Le gouvernement socialiste devrait prendre toutes les dispositions légales nécessaires pour que les médias qu’ils soient publics ou privés, audiovisuels ou écrits, donnent la place qui leur revient aux organisations syndicales.

En outre, il est incroyable de constater qu’il existe une multiplicité considérable de chaînes privées spécialisées et aussi de presses spécialisées, alors qu’il n’existe aucun média spécialisé dans la diffusion des informations syndicales et professionnelles sous responsabilités syndicales, hormis évidemment les revues syndicales publiées par chaque syndicat à l’attention de ses propres adhérents. L’information syndicale reste ainsi encapsulée dans chaque cercle de convaincus et n’est pas accessible en kiosques ou sur les grandes chaînes de radio-télévision.

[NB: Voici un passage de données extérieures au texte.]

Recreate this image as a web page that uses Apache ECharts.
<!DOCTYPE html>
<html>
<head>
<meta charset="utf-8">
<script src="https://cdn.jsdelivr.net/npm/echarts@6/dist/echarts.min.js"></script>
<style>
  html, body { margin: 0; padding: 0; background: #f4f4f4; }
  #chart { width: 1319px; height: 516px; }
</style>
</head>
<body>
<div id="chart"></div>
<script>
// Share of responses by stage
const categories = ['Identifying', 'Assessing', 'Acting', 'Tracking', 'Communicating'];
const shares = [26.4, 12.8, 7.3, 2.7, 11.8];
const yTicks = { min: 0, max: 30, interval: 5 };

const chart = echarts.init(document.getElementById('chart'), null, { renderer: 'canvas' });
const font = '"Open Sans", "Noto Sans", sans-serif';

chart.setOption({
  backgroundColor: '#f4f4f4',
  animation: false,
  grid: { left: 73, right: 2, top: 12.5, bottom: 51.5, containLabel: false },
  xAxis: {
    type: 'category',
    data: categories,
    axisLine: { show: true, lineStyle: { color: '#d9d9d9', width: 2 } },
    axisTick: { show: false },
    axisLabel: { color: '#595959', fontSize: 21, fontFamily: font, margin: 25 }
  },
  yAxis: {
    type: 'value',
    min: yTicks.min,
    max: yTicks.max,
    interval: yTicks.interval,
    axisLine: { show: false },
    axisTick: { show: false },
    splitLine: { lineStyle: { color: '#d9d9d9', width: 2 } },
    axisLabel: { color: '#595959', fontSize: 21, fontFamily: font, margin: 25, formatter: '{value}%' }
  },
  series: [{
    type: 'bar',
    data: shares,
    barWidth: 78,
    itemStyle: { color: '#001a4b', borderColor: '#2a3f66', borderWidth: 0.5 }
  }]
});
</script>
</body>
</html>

Introduire le pluralisme dans les médias, c’est aussi permettre à des économistes du Front de gauche ou soutenant celui-ci (une quarantaine de professeurs d’université ont soutenu la candidature de Jean-Luc Mélenchon), ou encore développant des thèses semblables sur des points importants (je pense par exemple à Frédéric Lordon) de pouvoir s’exprimer en toute liberté et dans des proportions de temps et des conditions d’audience qui soient équitables.

François Hollande a fondé sa campagne sur le principe de la justice : qu’il applique ce principe dans le monde des médias à ceux-là mêmes qui ont permis son élection ! Ce serait alors faire preuve non seulement de justice mais de loyauté.

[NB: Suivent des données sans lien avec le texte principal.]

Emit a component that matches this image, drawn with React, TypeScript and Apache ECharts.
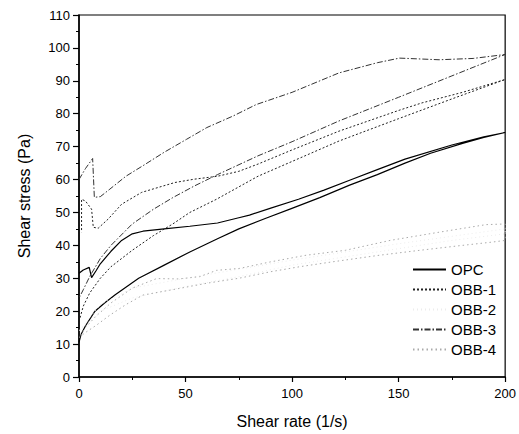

En fait le PS a un choix politique à faire : ou bien il laisse la situation en l’état avec un Front de gauche et des syndicats marginalisés et censurés, ou bien il réagit résolument contre cette situation antidémocratique qui n’est rien d’autre qu’une dictature idéologique du libéralisme.

Dans le premier cas, il choisit de faire alliance avec la droite contre le Front de gauche et contre les organisations des salariés ; dans le second cas, il choisit de faire alliance avec le Front de gauche et les organisations des travailleurs. Dans le premier cas, contrairement à une analyse stratégique erronée, on n’aboutira pas à terme à un bipartisme à l’américaine : l’UMP/PS transfuge de républicains/démocrates mais à une prise du pouvoir par le Front National. Le PS préfère-t-il le Front National au Front de gauche ? C’est dès maintenant qu’il doit se poser cette question et y répondre !

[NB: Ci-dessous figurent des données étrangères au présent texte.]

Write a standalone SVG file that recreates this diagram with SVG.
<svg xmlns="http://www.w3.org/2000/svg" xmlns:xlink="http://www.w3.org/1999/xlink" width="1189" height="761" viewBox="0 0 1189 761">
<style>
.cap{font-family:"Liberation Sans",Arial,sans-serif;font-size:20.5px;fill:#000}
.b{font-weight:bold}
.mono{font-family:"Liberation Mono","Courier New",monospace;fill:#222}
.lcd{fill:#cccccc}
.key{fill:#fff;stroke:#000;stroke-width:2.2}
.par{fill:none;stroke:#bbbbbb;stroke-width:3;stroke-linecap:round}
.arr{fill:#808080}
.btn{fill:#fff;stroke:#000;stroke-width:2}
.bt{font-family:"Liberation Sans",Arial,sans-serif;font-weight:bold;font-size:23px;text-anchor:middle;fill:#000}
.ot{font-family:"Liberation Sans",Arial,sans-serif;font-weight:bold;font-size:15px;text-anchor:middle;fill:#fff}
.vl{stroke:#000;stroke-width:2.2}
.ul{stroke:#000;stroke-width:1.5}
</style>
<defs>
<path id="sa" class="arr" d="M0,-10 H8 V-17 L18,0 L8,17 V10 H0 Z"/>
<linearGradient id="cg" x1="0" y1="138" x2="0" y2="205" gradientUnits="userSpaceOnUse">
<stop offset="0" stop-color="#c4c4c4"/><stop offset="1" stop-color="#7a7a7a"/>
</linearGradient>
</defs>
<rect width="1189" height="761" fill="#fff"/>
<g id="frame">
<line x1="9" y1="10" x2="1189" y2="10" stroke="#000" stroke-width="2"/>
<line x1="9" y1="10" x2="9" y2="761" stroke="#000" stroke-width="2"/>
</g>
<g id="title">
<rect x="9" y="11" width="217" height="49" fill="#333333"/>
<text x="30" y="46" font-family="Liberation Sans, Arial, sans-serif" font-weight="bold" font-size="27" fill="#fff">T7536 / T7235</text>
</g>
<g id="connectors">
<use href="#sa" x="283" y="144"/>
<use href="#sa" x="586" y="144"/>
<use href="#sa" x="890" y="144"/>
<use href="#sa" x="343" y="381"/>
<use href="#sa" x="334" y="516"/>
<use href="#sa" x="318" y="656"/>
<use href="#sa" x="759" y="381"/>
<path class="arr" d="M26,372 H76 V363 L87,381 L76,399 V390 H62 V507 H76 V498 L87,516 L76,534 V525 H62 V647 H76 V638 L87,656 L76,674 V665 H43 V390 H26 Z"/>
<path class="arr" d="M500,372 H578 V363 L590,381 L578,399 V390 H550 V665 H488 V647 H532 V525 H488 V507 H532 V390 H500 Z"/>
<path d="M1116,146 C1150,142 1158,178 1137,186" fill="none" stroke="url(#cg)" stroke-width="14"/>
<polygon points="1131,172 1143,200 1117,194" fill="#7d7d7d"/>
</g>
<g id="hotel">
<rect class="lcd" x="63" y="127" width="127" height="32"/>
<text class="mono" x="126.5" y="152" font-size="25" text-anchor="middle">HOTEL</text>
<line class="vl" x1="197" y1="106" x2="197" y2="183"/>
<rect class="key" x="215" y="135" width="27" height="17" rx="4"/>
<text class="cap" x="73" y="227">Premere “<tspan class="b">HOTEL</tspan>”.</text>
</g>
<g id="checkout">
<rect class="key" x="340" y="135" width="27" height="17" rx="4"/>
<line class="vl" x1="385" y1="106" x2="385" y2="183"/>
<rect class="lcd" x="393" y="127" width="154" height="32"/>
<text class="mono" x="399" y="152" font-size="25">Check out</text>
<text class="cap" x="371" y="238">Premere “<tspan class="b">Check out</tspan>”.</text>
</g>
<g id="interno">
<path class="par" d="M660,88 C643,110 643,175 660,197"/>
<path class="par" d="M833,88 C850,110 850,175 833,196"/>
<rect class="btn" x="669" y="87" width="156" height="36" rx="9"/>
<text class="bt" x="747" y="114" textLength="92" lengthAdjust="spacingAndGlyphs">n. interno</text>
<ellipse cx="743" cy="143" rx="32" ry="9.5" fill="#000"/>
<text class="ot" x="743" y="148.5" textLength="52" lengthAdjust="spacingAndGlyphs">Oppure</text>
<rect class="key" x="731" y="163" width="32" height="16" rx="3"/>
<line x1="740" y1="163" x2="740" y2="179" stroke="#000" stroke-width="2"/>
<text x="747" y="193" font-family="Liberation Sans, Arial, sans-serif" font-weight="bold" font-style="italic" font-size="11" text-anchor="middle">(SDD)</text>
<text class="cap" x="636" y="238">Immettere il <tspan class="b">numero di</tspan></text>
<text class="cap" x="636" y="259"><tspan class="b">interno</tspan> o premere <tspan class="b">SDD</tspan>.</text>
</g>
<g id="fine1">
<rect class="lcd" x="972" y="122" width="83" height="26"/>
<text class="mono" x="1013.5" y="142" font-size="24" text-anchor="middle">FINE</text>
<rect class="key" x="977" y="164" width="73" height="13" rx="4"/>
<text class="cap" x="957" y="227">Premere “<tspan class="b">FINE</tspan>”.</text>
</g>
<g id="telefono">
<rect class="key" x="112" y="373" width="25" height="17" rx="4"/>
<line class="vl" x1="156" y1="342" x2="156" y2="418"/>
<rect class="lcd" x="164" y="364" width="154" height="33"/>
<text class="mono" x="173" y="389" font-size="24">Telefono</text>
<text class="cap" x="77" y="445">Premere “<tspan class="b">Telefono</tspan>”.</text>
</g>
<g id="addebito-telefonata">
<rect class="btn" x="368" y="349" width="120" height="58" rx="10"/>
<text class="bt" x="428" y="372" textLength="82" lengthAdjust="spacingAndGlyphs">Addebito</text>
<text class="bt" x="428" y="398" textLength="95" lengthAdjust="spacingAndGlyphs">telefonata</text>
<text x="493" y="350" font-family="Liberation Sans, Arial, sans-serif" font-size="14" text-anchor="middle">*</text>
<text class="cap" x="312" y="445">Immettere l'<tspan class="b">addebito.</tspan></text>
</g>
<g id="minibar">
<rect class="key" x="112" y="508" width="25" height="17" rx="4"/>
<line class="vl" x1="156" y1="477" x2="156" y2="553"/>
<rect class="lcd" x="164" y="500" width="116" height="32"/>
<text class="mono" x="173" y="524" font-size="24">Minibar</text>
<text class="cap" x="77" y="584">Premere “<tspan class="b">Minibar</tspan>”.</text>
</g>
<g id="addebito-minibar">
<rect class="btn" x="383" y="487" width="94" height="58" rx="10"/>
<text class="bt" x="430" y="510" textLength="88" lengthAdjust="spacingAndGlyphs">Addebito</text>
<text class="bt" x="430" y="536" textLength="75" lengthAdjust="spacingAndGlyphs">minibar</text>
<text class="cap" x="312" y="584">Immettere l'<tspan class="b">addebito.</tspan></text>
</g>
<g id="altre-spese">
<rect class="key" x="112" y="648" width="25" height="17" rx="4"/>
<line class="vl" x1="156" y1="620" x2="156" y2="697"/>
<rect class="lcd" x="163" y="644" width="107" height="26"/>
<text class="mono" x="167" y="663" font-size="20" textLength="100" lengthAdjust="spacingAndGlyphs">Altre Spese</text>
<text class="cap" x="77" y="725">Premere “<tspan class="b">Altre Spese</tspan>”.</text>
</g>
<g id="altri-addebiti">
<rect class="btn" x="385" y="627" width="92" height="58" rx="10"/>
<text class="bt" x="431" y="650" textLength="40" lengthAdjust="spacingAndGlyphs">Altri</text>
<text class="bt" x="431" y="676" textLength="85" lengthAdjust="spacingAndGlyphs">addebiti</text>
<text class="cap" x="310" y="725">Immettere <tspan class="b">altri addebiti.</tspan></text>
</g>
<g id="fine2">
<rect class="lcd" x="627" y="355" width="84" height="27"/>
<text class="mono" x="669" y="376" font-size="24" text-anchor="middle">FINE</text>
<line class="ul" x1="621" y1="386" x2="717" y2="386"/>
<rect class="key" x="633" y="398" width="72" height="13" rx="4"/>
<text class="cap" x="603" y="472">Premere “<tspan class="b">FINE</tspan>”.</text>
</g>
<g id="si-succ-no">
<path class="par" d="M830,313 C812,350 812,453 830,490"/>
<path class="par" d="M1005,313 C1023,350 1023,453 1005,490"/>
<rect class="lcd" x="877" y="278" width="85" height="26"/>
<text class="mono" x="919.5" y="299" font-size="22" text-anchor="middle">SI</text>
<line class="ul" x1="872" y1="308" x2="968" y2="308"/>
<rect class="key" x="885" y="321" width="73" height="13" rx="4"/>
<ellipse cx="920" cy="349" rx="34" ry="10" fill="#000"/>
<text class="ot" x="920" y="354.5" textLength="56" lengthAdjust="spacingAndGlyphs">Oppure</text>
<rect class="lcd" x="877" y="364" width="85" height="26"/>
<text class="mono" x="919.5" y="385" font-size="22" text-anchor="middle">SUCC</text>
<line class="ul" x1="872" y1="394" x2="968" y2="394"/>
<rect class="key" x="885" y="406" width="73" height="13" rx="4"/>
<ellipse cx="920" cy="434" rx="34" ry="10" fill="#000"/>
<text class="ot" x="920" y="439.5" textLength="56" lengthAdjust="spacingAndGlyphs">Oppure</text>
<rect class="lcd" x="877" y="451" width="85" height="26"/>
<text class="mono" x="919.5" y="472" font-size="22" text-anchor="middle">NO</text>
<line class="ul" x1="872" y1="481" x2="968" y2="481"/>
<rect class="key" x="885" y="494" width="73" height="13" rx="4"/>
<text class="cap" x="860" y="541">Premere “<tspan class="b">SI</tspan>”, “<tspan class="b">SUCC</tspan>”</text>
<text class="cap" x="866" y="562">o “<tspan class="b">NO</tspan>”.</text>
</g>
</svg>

La question de l’information économique et statistique.

Pour que chaque citoyen, et chacun de ses représentants, puisse se faire une idée exacte sur différentes questions économiques et politiques , il est nécessaire que les différents instituts de statistiques et d’études économiques publics puissent diffuser une information économique fiable. Le calcul des revenus et des coûts, l’évaluation du partage salaires/profit au niveau de chaque entreprise et au niveau national, l’évaluation exacte du patrimoine global de chaque ménage, par exemple, constituent des questions extrêmement sensibles que les outils statistiques actuels ne permettent pas de réaliser d’une manière satisfaisante. Les gouvernements de droite successifs ont toujours voulu maintenir une opacité concernant certaines données statistiques dont une évaluation fiable mettrait en évidence des inégalités encore plus considérables dans les revenus et les patrimoines, pour ne prendre qu’un exemple parmi d’autres. Il appartient au gouvernement actuel, en concertation avec des économistes de différentes obédiences et en concertation avec les organisations syndicales, notamment des instituts de statistiques, de permettre la mise au point d’outils conceptuels et statistiques opérationnels pour améliorer les évaluations actuelles souvent très insuffisantes.